やはり新しいアライアンスがもたらすオペレーション最適化が、定時順守にもプラスに働いているのがわかります。
一方、日本のONE(オーシャンネットワークエクスプレス)は55.1%と、まだ課題が残る状況です。
アライアンス別の定時順守パフォーマンス比較
新アライアンス体制への移行により、Sea‑Intelligenceでは「全寄港(All Arrivals)」と「貿易寄港(Trade Arrivals)」の2つの指標で定時率を集計しています。
アライアンスごとのパフォーマンスは以下の通りです。
ジェミニ・コーポレーション(Maersk + Hapag‑Lloyd)
全寄港:90.9%/貿易寄港:88.4%
MSC(単独)
全寄港:70.5%/貿易寄港:77.9%
プレミア・アライアンス(ONE, HMM, YANGMIN)
全寄港:55.2%/貿易寄港:52.7%
オーシャン・アライアンス(CMA CGM, COSCO、EVERGREEN、OOCL)
全寄港・貿易寄港:57.4%
スケジュールの信頼性が企業活動を左右する
定時順守率の改善は、荷主にとって「見通しが立つ」ことを意味します。
工場での生産計画、小売店のプロモーション、部品の納入計画など、サプライチェーンの安定においてスケジュール信頼性は非常に重要な指標です。

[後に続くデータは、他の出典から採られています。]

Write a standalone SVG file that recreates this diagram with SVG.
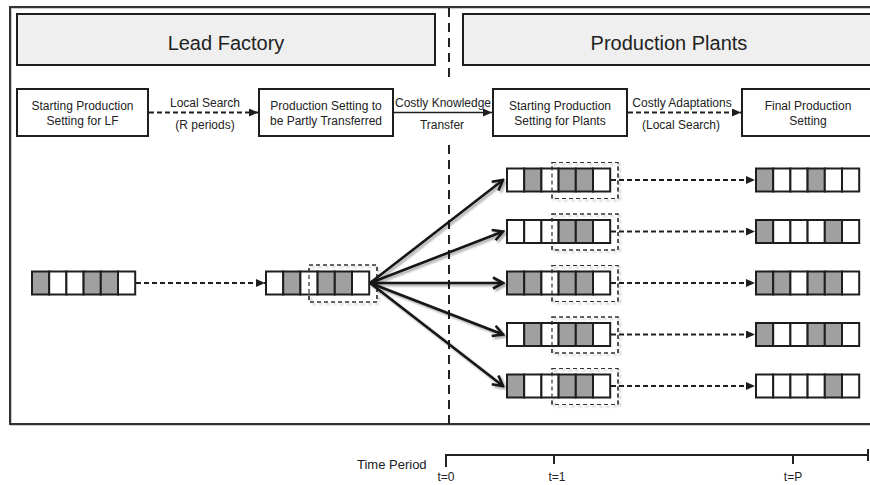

特に今のように、船の遅延がコストに直結する時代には、「ちゃんと届く」ということ自体が価値になる。
その意味でも、今回の65.8%という数字にはポジティブな意味合いがあるといえるでしょう。
とはいえ、油断は禁物
もちろん、まだまだ混乱は続いています。
港湾の混雑や労使問題、航路変更の影響で、船社各社は抜港やスケジュール調整を余儀なくされています。
今後も外部要因で大きく数字が揺れる可能性は高いため、輸出入に携わる皆さんは、数値のトレンドを見ながら柔軟な対応を心がけることが必要です。
まとめ
定時順守率が回復するって、単純に「物流が正しく機能しつつある」という証拠だと思うんですよね。
数字の裏には、現場で働く人たちの努力や調整が詰まっている。だからこそ、数値が改善したときは、それをきちんと評価してあげたい。
そして物流って「当たり前に届く」がすごく大事なんで、ここは今後も注力していきたいと思います。